Stated task>
Starting at the line that contains "Convert this chart" and stopping at the line that contains "import seaborn as sns", transcribe every line of the material below exactly; pictures stay out.

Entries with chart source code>
##########

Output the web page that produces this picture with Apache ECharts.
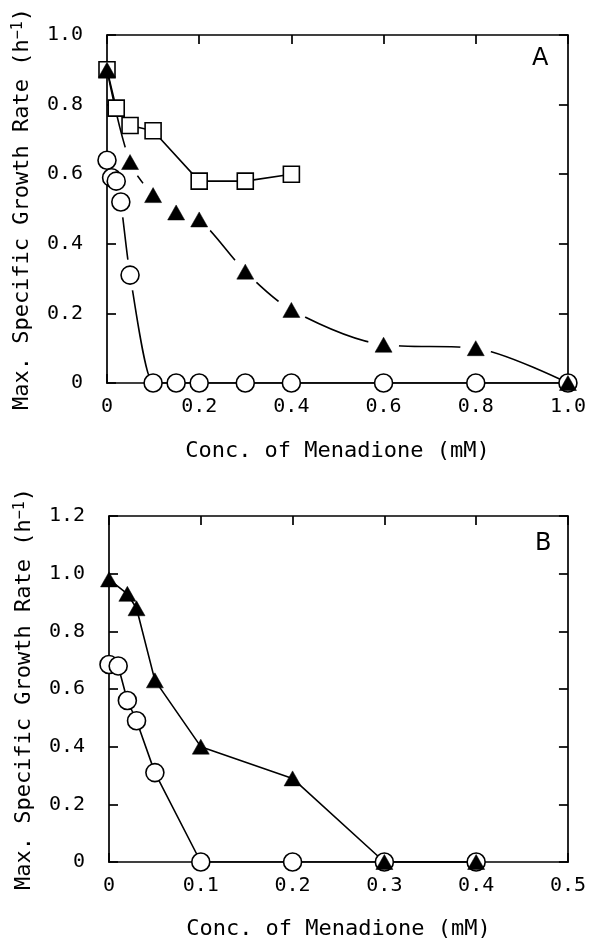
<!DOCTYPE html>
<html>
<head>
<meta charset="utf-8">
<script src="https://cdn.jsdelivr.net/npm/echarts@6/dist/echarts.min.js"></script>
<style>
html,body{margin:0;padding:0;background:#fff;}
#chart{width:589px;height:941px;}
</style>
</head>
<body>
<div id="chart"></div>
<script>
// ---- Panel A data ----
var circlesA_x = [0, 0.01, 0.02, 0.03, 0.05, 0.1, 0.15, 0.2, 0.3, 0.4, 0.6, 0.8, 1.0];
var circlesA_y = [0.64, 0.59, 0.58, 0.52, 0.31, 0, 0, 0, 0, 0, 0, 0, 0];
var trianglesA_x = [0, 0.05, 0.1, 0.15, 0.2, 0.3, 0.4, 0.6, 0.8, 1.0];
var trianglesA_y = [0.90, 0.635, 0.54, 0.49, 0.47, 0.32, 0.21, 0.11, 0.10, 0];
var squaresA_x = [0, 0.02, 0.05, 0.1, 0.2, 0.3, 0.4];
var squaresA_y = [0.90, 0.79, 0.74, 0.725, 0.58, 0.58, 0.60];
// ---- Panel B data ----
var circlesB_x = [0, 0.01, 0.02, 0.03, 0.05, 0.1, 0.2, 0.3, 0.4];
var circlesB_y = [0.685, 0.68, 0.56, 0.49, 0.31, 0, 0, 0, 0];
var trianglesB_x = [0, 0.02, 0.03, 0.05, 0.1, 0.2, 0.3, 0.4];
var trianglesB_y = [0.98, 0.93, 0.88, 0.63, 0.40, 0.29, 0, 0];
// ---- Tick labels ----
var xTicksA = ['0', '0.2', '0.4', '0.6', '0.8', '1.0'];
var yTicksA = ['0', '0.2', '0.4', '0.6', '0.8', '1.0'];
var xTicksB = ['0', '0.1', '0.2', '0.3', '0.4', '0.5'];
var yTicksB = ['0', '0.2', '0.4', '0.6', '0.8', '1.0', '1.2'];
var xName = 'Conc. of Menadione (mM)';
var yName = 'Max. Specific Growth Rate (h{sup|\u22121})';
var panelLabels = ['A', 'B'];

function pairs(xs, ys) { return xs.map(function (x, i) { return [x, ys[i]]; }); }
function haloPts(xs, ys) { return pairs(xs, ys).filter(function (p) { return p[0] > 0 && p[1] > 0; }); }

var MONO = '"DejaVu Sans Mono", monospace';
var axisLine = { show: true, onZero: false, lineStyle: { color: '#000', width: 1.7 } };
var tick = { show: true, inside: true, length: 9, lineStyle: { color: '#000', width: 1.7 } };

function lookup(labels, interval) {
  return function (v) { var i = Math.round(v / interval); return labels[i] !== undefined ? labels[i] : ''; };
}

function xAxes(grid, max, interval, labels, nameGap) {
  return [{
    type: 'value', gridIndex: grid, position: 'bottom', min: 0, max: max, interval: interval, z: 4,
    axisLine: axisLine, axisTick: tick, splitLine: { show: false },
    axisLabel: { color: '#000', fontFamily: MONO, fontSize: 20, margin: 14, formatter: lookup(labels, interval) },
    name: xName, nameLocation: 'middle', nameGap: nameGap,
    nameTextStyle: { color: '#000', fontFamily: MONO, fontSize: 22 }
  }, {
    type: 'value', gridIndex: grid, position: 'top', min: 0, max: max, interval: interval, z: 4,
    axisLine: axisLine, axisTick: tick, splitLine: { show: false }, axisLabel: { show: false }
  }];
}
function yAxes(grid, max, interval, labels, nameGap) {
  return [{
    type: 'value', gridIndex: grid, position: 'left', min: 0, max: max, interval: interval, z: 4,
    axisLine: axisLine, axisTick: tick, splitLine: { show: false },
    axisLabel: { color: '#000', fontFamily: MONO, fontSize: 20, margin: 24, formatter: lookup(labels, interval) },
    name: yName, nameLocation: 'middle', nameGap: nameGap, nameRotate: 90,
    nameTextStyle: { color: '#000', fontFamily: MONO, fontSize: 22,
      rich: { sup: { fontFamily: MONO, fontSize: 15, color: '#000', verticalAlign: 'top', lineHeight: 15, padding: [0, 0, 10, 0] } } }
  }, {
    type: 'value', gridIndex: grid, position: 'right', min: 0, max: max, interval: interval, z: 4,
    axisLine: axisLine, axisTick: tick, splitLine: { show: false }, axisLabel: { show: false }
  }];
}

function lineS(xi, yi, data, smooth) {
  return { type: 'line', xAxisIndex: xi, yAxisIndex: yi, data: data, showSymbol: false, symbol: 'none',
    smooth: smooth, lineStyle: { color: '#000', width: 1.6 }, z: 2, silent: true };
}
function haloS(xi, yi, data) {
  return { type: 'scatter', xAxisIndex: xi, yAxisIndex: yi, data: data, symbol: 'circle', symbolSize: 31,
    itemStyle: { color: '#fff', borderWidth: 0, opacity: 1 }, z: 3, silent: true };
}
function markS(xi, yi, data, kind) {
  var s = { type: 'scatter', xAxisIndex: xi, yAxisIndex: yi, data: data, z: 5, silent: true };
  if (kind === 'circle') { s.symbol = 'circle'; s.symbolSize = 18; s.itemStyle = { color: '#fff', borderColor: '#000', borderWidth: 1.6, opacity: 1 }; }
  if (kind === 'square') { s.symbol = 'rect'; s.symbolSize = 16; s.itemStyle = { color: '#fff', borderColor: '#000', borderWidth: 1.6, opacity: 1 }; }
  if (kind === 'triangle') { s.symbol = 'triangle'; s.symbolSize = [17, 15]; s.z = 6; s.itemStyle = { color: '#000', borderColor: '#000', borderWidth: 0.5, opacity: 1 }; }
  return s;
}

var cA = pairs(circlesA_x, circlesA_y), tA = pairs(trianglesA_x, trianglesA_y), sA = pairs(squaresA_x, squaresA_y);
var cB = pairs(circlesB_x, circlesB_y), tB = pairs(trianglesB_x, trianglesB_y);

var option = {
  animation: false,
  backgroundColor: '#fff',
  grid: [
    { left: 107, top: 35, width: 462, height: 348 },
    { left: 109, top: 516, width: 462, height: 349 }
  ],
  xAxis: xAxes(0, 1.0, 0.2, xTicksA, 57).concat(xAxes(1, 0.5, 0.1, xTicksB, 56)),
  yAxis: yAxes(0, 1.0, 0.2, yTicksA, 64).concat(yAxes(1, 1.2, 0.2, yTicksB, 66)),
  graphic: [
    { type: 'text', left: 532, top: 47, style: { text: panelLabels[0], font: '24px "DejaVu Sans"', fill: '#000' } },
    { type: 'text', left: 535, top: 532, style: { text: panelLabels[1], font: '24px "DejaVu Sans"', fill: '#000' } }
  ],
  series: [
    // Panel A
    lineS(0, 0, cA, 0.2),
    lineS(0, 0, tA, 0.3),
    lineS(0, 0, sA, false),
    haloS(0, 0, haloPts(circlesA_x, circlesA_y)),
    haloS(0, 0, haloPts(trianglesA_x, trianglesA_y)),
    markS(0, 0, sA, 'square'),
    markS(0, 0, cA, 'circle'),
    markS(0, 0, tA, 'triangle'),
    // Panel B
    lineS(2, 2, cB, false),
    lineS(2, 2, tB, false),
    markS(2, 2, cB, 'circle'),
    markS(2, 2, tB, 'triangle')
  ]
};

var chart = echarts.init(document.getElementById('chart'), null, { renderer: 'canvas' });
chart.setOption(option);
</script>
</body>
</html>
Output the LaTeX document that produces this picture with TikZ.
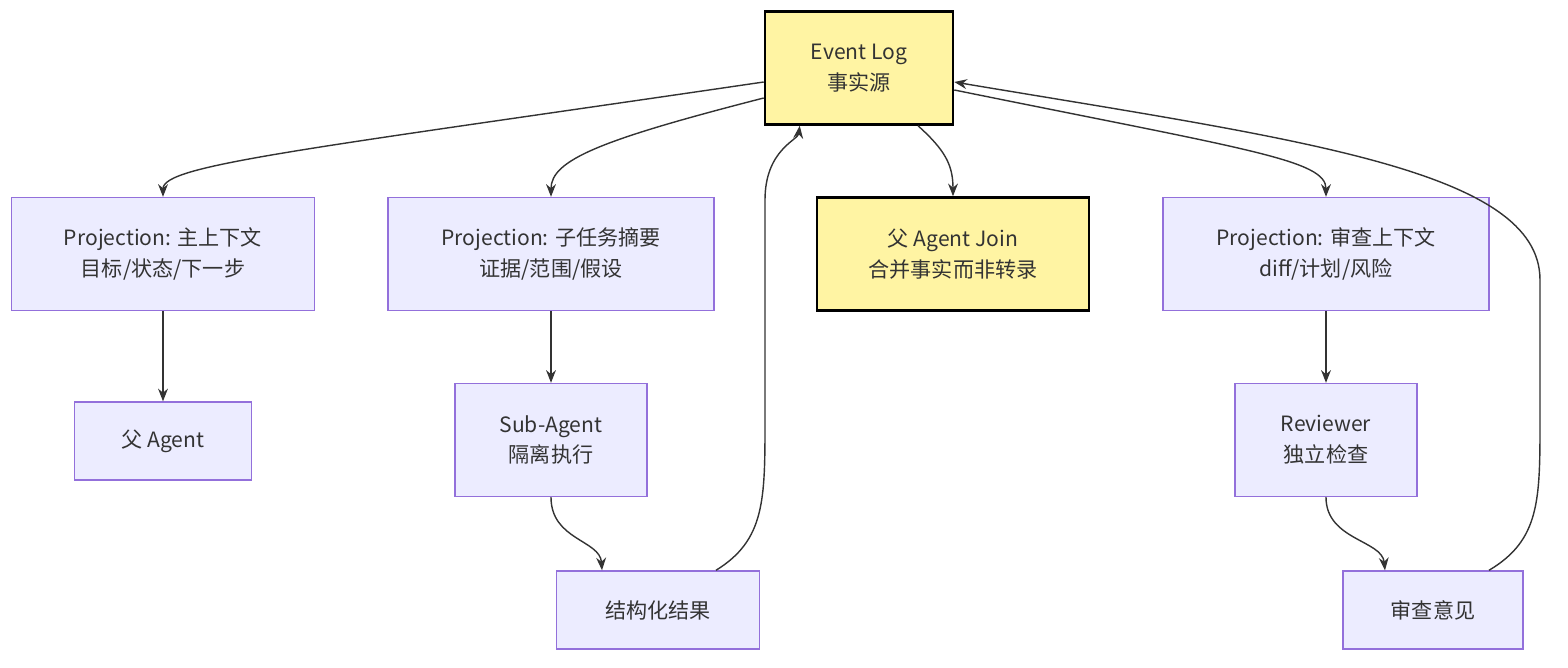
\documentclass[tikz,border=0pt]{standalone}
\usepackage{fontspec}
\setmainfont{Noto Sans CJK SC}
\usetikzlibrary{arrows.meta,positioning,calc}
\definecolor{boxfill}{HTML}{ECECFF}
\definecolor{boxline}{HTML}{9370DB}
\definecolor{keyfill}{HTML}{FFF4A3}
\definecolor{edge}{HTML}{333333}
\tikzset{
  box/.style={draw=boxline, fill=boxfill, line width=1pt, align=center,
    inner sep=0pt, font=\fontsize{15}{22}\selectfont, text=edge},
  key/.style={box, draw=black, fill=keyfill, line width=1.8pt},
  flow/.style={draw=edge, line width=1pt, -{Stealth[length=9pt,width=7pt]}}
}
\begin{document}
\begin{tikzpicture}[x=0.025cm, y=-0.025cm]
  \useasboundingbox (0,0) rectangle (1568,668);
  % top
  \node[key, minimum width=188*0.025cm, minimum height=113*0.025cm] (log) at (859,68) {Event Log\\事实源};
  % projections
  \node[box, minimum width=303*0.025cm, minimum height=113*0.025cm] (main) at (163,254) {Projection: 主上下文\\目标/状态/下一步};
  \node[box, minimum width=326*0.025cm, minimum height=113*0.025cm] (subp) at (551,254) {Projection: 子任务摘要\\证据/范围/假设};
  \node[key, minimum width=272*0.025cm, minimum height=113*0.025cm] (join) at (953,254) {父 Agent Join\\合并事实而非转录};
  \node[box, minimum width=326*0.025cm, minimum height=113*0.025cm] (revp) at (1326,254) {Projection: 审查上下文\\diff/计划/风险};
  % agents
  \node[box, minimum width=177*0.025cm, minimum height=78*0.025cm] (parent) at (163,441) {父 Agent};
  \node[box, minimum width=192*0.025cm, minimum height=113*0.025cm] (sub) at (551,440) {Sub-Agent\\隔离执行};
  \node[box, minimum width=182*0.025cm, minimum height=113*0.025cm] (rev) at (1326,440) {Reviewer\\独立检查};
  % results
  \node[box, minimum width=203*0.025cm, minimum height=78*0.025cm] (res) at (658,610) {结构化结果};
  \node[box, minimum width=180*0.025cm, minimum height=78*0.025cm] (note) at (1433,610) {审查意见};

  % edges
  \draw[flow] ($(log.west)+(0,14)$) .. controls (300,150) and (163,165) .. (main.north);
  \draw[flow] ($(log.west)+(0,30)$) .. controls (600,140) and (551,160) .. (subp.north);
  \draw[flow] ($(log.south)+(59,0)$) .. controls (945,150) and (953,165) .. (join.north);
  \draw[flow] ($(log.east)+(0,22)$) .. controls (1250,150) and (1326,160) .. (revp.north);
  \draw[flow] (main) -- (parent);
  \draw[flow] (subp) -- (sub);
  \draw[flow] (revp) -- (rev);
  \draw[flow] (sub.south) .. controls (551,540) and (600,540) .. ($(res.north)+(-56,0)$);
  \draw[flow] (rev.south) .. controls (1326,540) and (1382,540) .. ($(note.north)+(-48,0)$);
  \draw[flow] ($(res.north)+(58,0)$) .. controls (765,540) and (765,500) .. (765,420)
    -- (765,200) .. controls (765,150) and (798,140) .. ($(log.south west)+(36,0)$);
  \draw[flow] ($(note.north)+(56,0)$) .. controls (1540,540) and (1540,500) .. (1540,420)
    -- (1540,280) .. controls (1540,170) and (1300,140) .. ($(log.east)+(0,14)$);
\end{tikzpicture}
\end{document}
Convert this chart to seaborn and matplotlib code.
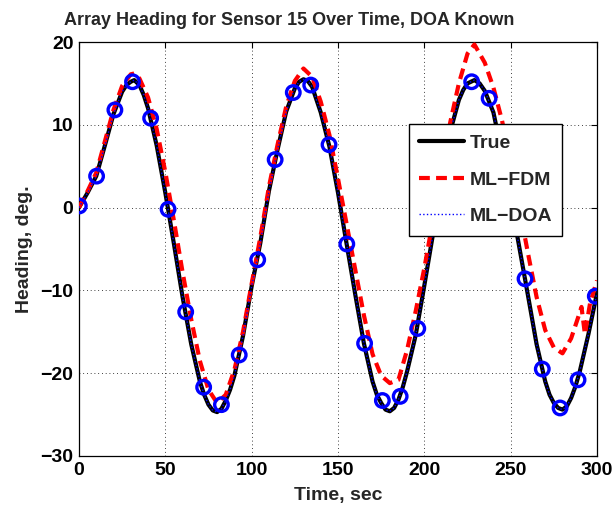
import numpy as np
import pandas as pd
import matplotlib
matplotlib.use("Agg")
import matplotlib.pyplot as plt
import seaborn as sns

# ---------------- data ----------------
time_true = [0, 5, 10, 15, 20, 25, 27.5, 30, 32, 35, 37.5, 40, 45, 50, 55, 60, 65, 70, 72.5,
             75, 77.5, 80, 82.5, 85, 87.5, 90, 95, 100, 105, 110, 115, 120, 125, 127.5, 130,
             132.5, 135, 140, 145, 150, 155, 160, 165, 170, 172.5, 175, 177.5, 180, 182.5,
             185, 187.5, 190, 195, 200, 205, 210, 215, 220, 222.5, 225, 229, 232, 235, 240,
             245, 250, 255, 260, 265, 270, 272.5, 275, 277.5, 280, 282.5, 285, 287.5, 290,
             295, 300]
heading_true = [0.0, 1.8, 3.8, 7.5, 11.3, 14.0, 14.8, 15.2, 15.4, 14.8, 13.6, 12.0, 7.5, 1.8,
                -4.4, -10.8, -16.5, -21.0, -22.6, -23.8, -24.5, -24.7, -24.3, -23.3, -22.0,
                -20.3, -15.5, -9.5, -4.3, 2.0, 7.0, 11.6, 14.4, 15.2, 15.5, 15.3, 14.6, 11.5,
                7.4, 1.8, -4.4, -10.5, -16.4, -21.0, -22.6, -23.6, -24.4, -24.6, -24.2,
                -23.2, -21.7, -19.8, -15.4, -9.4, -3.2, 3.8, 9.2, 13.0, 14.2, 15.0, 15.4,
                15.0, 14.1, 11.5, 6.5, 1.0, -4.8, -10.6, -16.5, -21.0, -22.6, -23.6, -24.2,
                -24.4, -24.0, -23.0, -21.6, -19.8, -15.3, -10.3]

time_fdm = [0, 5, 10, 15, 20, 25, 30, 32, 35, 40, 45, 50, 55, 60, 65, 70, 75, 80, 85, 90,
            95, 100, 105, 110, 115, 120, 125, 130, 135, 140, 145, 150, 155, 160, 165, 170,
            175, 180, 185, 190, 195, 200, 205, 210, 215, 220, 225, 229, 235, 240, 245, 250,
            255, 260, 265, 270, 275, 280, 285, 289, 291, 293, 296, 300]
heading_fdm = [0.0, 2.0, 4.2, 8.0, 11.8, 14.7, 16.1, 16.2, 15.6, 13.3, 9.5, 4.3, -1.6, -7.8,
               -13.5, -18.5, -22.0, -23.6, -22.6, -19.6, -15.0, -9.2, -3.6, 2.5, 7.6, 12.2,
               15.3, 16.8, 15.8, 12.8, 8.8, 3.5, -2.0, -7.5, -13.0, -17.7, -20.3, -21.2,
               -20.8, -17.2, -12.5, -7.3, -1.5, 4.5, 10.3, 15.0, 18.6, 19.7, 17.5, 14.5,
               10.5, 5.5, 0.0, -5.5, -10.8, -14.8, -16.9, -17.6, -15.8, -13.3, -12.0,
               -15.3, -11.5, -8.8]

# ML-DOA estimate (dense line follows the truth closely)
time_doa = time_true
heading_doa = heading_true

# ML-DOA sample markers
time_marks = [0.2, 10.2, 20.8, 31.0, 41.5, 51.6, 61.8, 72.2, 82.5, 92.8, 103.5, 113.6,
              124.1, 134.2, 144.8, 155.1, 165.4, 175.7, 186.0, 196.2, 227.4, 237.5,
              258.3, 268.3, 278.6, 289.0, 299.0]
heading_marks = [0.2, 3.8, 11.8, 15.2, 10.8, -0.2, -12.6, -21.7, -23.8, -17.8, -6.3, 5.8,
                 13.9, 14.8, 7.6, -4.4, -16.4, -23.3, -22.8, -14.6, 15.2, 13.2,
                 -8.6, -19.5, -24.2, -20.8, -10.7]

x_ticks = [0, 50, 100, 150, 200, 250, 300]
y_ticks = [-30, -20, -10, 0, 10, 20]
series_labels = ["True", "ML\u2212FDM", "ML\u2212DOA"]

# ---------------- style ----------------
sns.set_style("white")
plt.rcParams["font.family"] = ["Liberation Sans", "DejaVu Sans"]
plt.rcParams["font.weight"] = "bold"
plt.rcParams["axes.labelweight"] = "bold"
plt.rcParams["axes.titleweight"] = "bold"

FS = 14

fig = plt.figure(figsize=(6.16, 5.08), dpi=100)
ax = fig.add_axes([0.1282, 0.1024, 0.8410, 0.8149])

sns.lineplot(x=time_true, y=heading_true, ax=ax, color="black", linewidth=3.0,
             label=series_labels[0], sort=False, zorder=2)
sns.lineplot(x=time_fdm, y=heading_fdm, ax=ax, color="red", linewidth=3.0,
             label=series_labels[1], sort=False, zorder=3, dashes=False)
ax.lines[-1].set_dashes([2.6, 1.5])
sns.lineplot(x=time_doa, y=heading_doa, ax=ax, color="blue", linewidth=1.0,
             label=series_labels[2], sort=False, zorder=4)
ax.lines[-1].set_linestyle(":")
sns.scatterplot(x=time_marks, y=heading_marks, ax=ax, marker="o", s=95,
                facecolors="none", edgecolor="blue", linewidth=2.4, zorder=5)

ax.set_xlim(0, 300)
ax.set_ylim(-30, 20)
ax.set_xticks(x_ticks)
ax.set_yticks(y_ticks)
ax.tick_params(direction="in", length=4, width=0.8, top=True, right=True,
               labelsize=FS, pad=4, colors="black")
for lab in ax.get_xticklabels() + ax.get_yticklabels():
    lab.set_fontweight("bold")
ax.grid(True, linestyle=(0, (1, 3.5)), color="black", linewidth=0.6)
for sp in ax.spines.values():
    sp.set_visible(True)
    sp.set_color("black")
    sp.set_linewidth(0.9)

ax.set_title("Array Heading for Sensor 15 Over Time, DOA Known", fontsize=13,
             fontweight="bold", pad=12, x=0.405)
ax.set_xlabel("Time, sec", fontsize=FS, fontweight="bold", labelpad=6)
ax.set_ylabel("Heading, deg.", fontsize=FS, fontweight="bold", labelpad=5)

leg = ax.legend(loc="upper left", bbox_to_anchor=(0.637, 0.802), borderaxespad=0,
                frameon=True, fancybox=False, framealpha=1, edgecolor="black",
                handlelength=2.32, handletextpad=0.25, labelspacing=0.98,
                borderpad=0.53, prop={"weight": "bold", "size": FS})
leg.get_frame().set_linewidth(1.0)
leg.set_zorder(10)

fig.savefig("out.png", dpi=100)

##########

Result of this task>
Convert this chart to seaborn and matplotlib code.
import numpy as np
import pandas as pd
import matplotlib
matplotlib.use("Agg")
import matplotlib.pyplot as plt
import seaborn as sns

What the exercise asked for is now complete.